(The problem) Gather all lines in the data that hold the string "page".

— START OF Data lines —

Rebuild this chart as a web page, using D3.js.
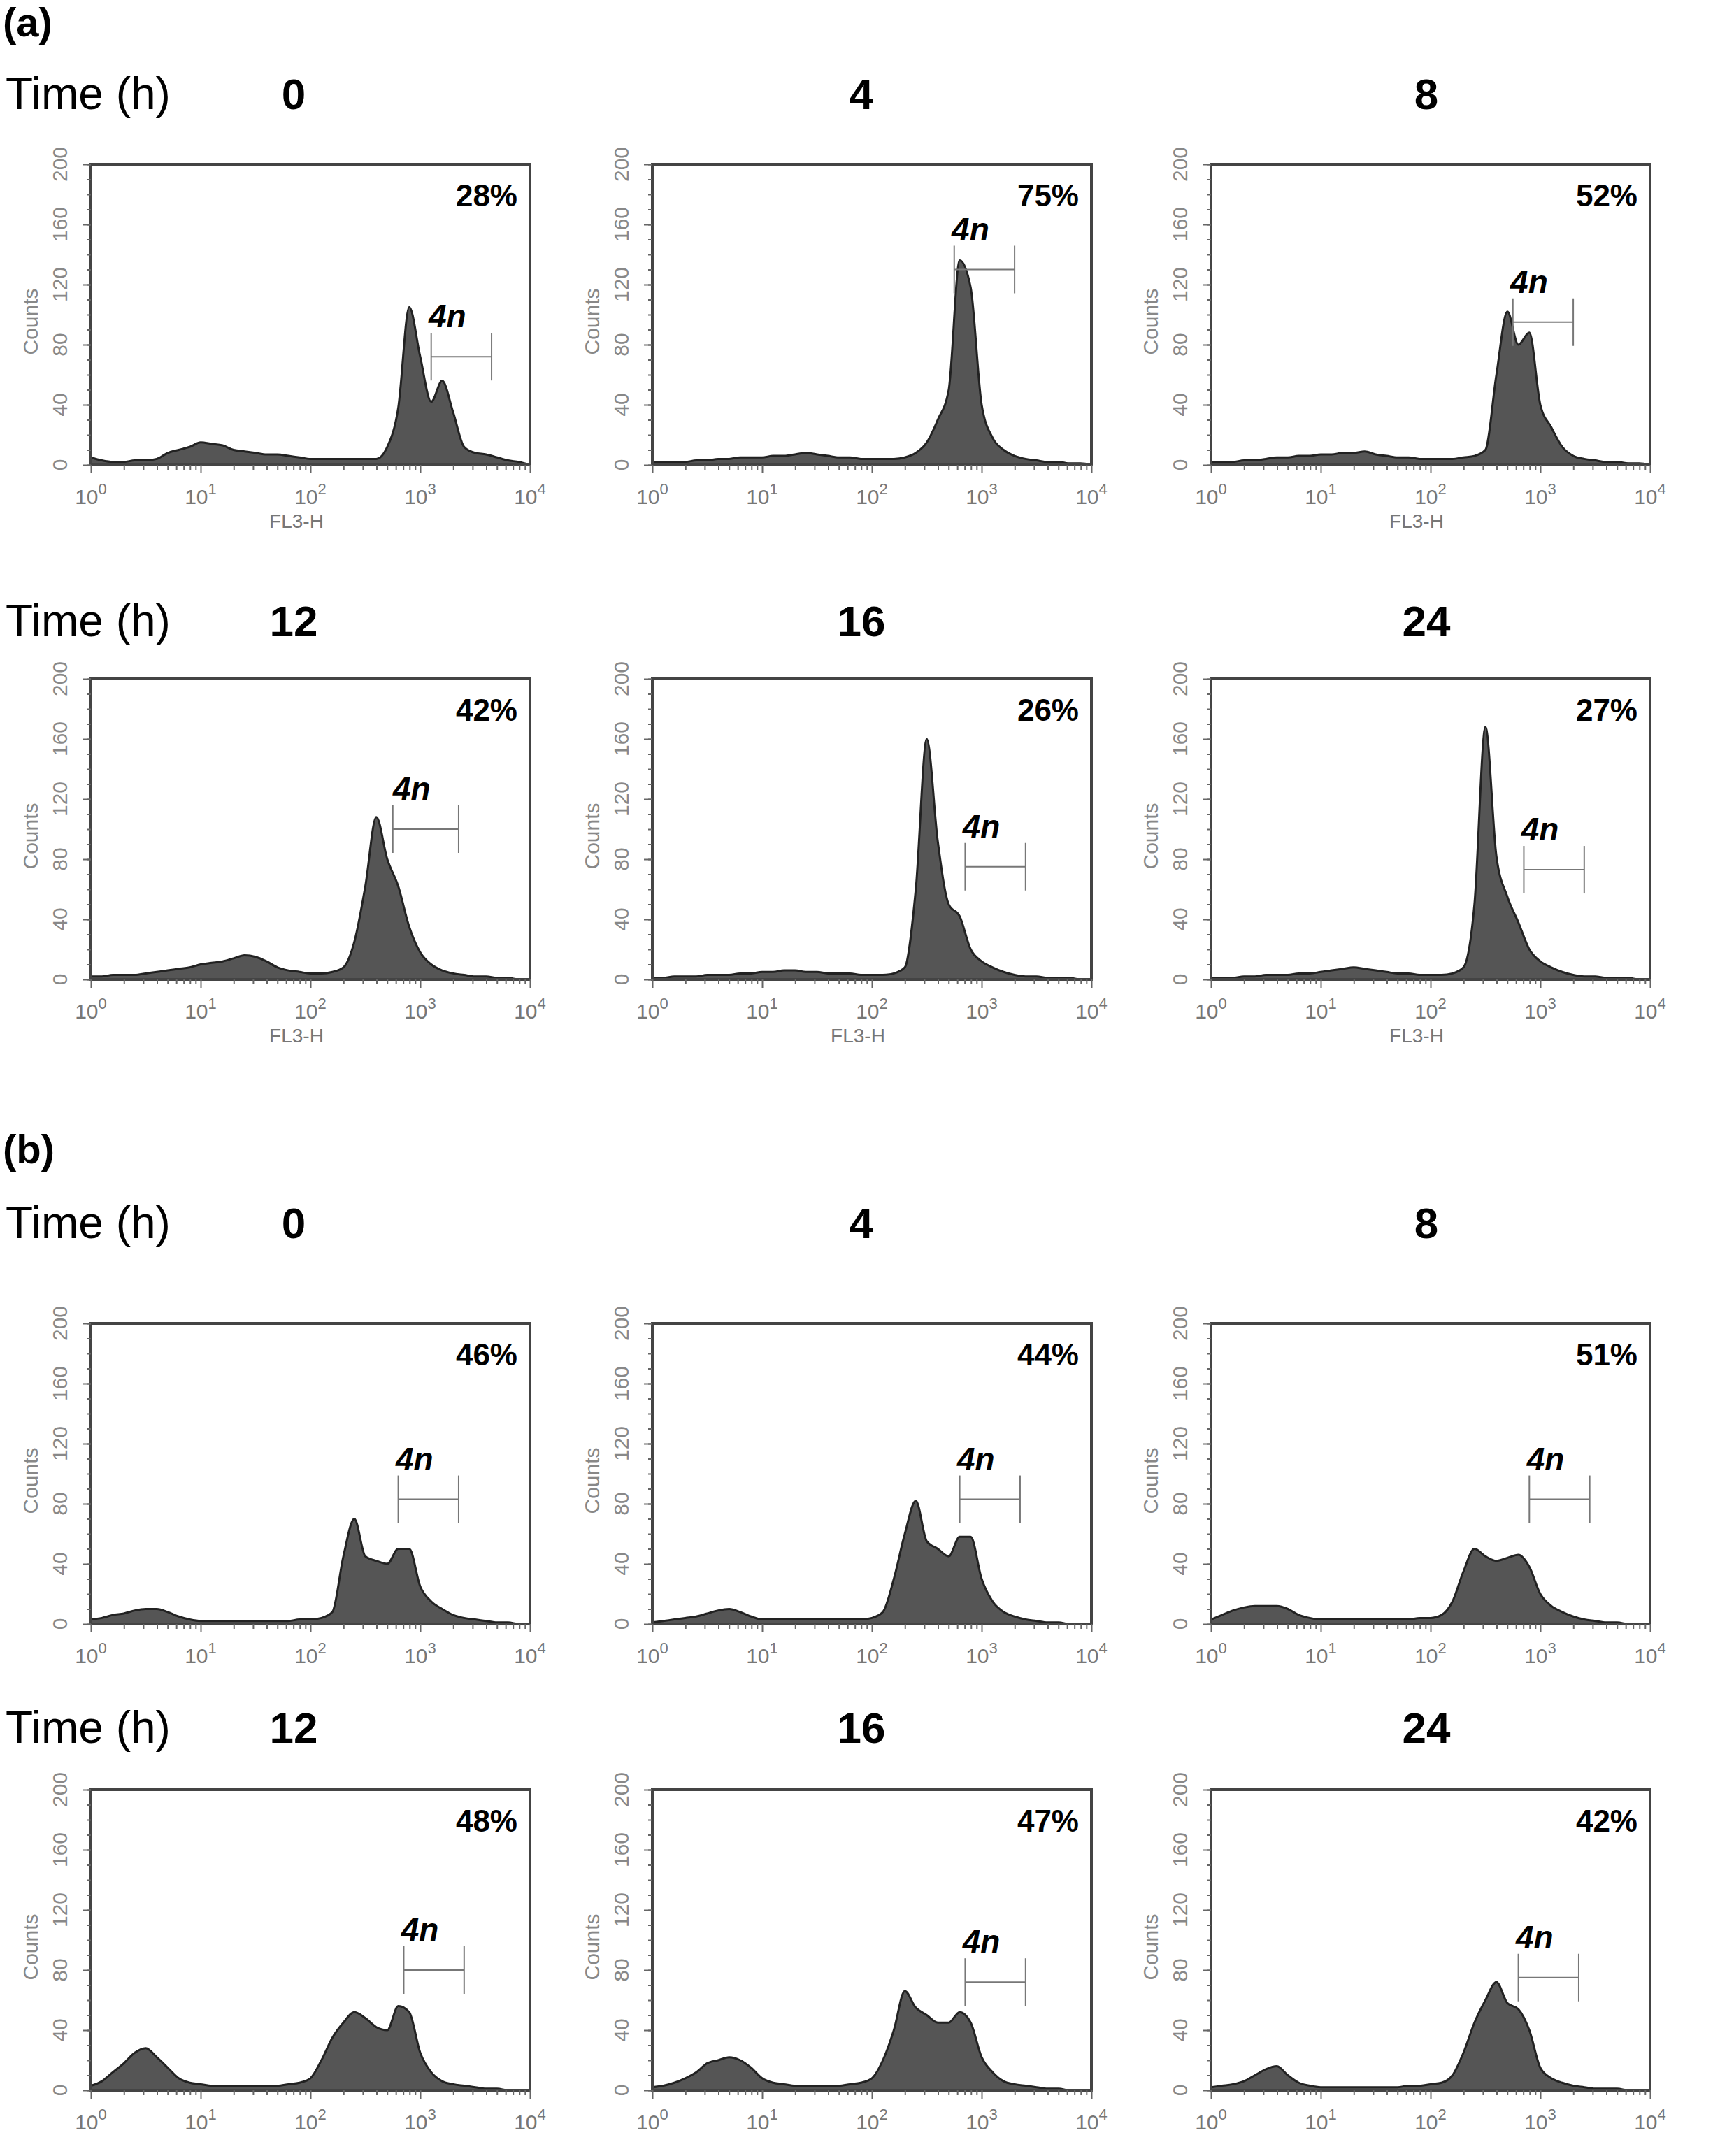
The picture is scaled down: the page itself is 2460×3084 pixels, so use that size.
<!DOCTYPE html>
<html><head><meta charset="utf-8">
<script src="https://cdn.jsdelivr.net/npm/d3@7"></script>
<style>body{margin:0;background:#fff}</style>
</head><body>
<svg id="fig" width="2460" height="3084"></svg>
<script>
// histogram counts at log10(FL3-H) = 0, 0.1, ... 4.0
var a0  = [5,3,2,2,3,3,4,8,10,12,15,14,13,10,9,8,7,7,6,5,4,4,4,4,4,4,4,12,38,105,72,42,56,35,12,8,7,5,3,2,0];
var a4  = [2,2,2,2,3,3,4,4,5,5,5,6,6,7,8,7,6,5,5,4,4,4,4,5,8,15,30,50,136,118,40,18,10,6,4,3,2,2,1,1,0];
var a8  = [2,2,2,3,3,4,5,5,6,6,7,7,8,8,9,7,6,5,5,4,4,4,4,5,6,10,60,102,80,88,40,25,12,6,4,3,2,2,1,1,0];
var a12 = [2,2,3,3,3,4,5,6,7,8,10,11,12,14,16,15,12,8,6,5,4,4,5,8,25,62,108,80,62,35,18,10,6,4,3,2,2,1,1,0,0];
var a16 = [1,1,2,2,2,3,3,3,4,4,5,5,6,6,5,5,4,4,4,3,3,3,4,8,60,160,92,50,42,20,12,8,5,3,2,2,1,1,1,0,0];
var a24 = [1,1,1,2,2,3,3,3,4,4,5,6,7,8,7,6,5,4,4,3,3,3,4,8,50,168,82,55,38,20,12,8,5,3,2,2,1,1,1,0,0];
var b0  = [3,4,6,7,9,10,10,8,5,3,2,2,2,2,2,2,2,2,2,3,3,4,8,45,70,45,42,40,50,50,25,15,10,6,4,3,2,1,1,0,0];
var b4  = [1,2,3,4,5,7,9,10,8,5,3,3,3,3,3,3,3,3,3,3,4,8,30,60,82,55,50,45,58,58,30,15,8,5,3,2,1,1,0,0,0];
var b8  = [3,6,9,11,12,12,12,10,6,4,3,3,3,3,3,3,3,3,3,4,4,6,15,35,50,45,42,44,46,38,20,12,8,5,3,2,1,1,0,0,0];
var b12 = [3,6,12,18,25,28,22,15,8,5,4,3,3,3,3,3,3,3,4,5,8,20,35,45,52,48,42,40,56,52,25,12,6,4,3,2,1,1,0,0,0];
var b16 = [2,3,5,8,12,18,20,22,20,15,8,5,4,3,3,3,3,3,4,5,8,20,40,66,55,50,45,45,52,45,22,12,6,4,3,2,1,1,0,0,0];
var b24 = [2,3,4,6,10,14,16,10,5,3,2,2,2,2,2,2,2,2,3,3,4,5,10,25,45,60,72,58,54,40,15,8,5,3,2,1,1,1,0,0,0];

var hists    = [a0,a4,a8,a12,a16,a24,b0,b4,b8,b12,b16,b24];
var times    = ['0','4','8','12','16','24','0','4','8','12','16','24'];
var percents = ['28%','75%','52%','42%','26%','27%','46%','44%','51%','48%','47%','42%'];
var gateLo   = [3.1,2.75,2.75,2.75,2.85,2.85,2.8,2.8,2.9,2.85,2.85,2.8];
var gateHi   = [3.65,3.3,3.3,3.35,3.4,3.4,3.35,3.35,3.45,3.4,3.4,3.35];
var gateY    = [72,130,95,100,75,73,83,83,83,80,72,75];
var yTicks   = [0,40,80,120,160,200];
var xTicks   = [0,1,2,3,4];

var svg = d3.select('#fig');
var W = 628, H = 430;
var colX = [130, 933, 1732];
var rowY = [235, 971, 1893, 2560];
var titleCX = [420, 1232, 2040];
var titleY = [133, 887, 1748, 2470];

svg.append('text').attr('x',4).attr('y',52).attr('font-family','Liberation Sans, Arial')
  .attr('font-weight','bold').attr('font-size',58).text('(a)');
svg.append('text').attr('x',4).attr('y',1664).attr('font-family','Liberation Sans, Arial')
  .attr('font-weight','bold').attr('font-size',58).text('(b)');

for (var r = 0; r < 4; r++) {
  svg.append('text').attr('x',8).attr('y',titleY[r]+23).attr('font-family','Liberation Sans, Arial')
    .attr('font-size',64).text('Time (h)');
}

var x = d3.scaleLog().domain([1,1e4]).range([0,W]);
var y = d3.scaleLinear().domain([0,200]).range([H,0]);
var minor = [];
for (var d = 0; d < 4; d++) for (var m = 2; m < 10; m++) minor.push(m*Math.pow(10,d));

hists.forEach(function(hv, k){
  var r = Math.floor(k/3), c = k%3;
  var g = svg.append('g').attr('transform','translate('+colX[c]+','+rowY[r]+')');
  var grey = '#666';

  svg.append('text').attr('x',titleCX[c]).attr('y',titleY[r]+23).attr('text-anchor','middle')
    .attr('font-family','Liberation Sans, Arial').attr('font-weight','bold').attr('font-size',62).text(times[k]);

  var area = d3.area().curve(d3.curveMonotoneX)
    .x(function(v,i){ return x(Math.pow(10,i/10)); })
    .y0(y(0)).y1(function(v){ return y(v); });
  g.append('path').datum(hv).attr('d',area).attr('fill','#555').attr('stroke','#222').attr('stroke-width',3);

  g.append('rect').attr('width',W).attr('height',H).attr('fill','none').attr('stroke','#444').attr('stroke-width',4);

  // y axis
  g.append('g').call(d3.axisLeft(y).tickValues(yTicks).tickSize(12).tickFormat(''));
  g.append('g').call(d3.axisLeft(y).tickValues(d3.range(0,201,10)).tickSize(6).tickFormat(''));
  g.selectAll('.domain').remove();
  g.selectAll('.tick line').attr('stroke',grey).attr('stroke-width',2);
  yTicks.forEach(function(t){
    g.append('text').attr('transform','translate(-34,'+y(t)+') rotate(-90)').attr('text-anchor','middle')
      .attr('font-family','Liberation Sans, Arial').attr('font-size',30).attr('fill','#888').text(t);
  });
  g.append('text').attr('transform','translate(-76,'+(H/2+10)+') rotate(-90)').attr('text-anchor','middle')
    .attr('font-family','Liberation Sans, Arial').attr('font-size',30).attr('fill','#888').text('Counts');

  // x axis
  var xa = g.append('g').attr('transform','translate(0,'+H+')');
  xa.call(d3.axisBottom(x).tickValues(xTicks.map(function(e){return Math.pow(10,e);})).tickSize(12).tickFormat(''));
  xa.append('g').call(d3.axisBottom(x).tickValues(minor).tickSize(7).tickFormat(''));
  xa.selectAll('.domain').remove();
  xa.selectAll('.tick line').attr('stroke',grey).attr('stroke-width',2);
  xTicks.forEach(function(e){
    var t = g.append('text').attr('x',x(Math.pow(10,e))).attr('y',H+56).attr('text-anchor','middle')
      .attr('font-family','Liberation Sans, Arial').attr('font-size',30).attr('fill','#777');
    t.append('tspan').text('10');
    t.append('tspan').attr('dy',-14).attr('font-size',22).text(e);
  });
  if (r < 2 && c !== 1 || (r === 1 && c === 1)) {
    g.append('text').attr('x',W/2-20).attr('y',H+90).attr('text-anchor','middle')
      .attr('font-family','Liberation Sans, Arial').attr('font-size',28).attr('fill','#777').text('FL3-H');
  }

  // gate
  var gx0 = x(Math.pow(10,gateLo[k])), gx1 = x(Math.pow(10,gateHi[k])), gy = y(gateY[k]);
  g.append('line').attr('x1',gx0).attr('x2',gx1).attr('y1',gy).attr('y2',gy).attr('stroke','#777').attr('stroke-width',2);
  [gx0,gx1].forEach(function(px){
    g.append('line').attr('x1',px).attr('x2',px).attr('y1',gy-34).attr('y2',gy+34).attr('stroke','#777').attr('stroke-width',2);
  });
  g.append('text').attr('x',(gx0+gx1)/2-20).attr('y',gy-42).attr('text-anchor','middle')
    .attr('font-family','Liberation Sans, Arial').attr('font-weight','bold').attr('font-style','italic')
    .attr('font-size',46).text('4n');
  g.append('text').attr('x',W-18).attr('y',60).attr('text-anchor','end')
    .attr('font-family','Liberation Sans, Arial').attr('font-weight','bold').attr('font-size',44).text(percents[k]);
});
</script>
</body></html>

— END OF Data lines —

(Complete response)
Rebuild this chart as a web page, using D3.js.
The picture is scaled down: the page itself is 2460×3084 pixels, so use that size.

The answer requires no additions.